Monitoring Rooms Need Display Strategy, Not Just More Screens

Burn-in prevention is only part of the 24/7 display equation. Oversized walls can look serious while making operators less effective. Surveillance monitoring station recommendations emphasize using surveillance-rated displays and sizing video tiles by viewing distance, with a rough target of 0.5 to 0.75 inches of image height per foot from the operator.

That means a person seated 12 ft from a display should not be expected to read tiny camera feeds packed into a massive grid. A 42-inch screen at that distance may realistically support about a 3-by-3 camera layout if the goal is actual recognition, not decorative coverage. From a burn-in standpoint, fewer, larger, more relevant tiles also reduce the temptation to leave dozens of static labels, borders, timestamps, and menu elements burning in all day.

A better dashboard is often event-driven. Keep the main view clean, reserve full-screen space for triggered incidents, and let alerts bring the right feed forward. This reduces operator fatigue and static pixel exposure at the same time.

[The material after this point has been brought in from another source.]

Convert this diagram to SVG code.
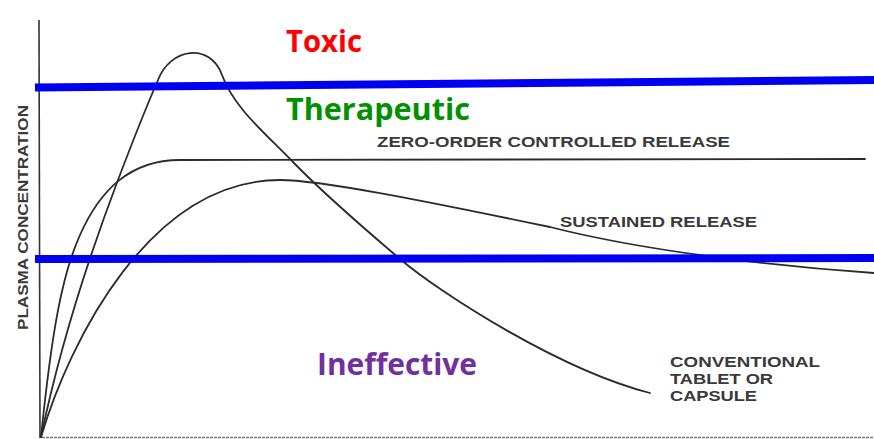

A Reliable Maintenance Rhythm

For OLED displays used in mixed desktop and dashboard duty, leave built-in pixel shift, logo dimming, static-screen dimming, and panel-care prompts enabled. Run the short refresh cycle after long workdays when the monitor requests it, and schedule longer routines during known downtime. If the display must show a dashboard overnight, ask whether that information is actively watched or merely comforting to have visible. If nobody acts on it, blank the screen and route alerts elsewhere.

For LCD monitoring displays, enable anti-burn-in or pixel movement features if the model includes them. Use commercial or surveillance-rated panels for true 24/7 duty, because consumer TVs and office monitors are often not designed around constant heat, static UI, and nonstop backlight use. Older community discussions around 24/7 operations reached the same practical procurement theme: continuous-use rating, warranty terms, panel longevity, heat management, and support availability matter more than a cheap purchase price.

For any panel type, inspect monthly. Put a neutral gray, red, green, blue, and white full-screen image on the display during a maintenance window and look for shadows, dull zones, or discoloration. If a faint shape appears only on test screens, tighten prevention settings. If it appears during normal content, plan replacement or move that display away from critical visual work.

3: Routine Panel Inspection Procedures

Pros and Cons of Running Burn-in Prevention Cycles

The clear advantage is longer useful panel life. Prevention cycles and pixel movement spread wear, reduce temporary retention, and protect expensive displays from avoidable static-pattern damage. They are especially valuable for OLED monitors, public dashboards, digital signage, and security stations with fixed overlays.

The tradeoff is interruption. Some cycles dim the screen, shift the image slightly, or turn the panel off temporarily. On a pro gaming monitor, that is a minor inconvenience after a session. On a 24/7 monitoring display, it has to be coordinated so alerts and live views remain available. There is also a false-confidence risk: prevention tools reduce risk, but they do not make OLED immune to static high-brightness use.

Bottom Line for 24/7 Displays

Run burn-in prevention cycles on OLED monitoring displays, keep LCD anti-retention features enabled where available, and design the dashboard so the same pixels are not doing the same job forever. The highest-value setup is not the brightest screen or the biggest wall; it is a display system that stays readable, responsive, and healthy through thousands of hours of real work.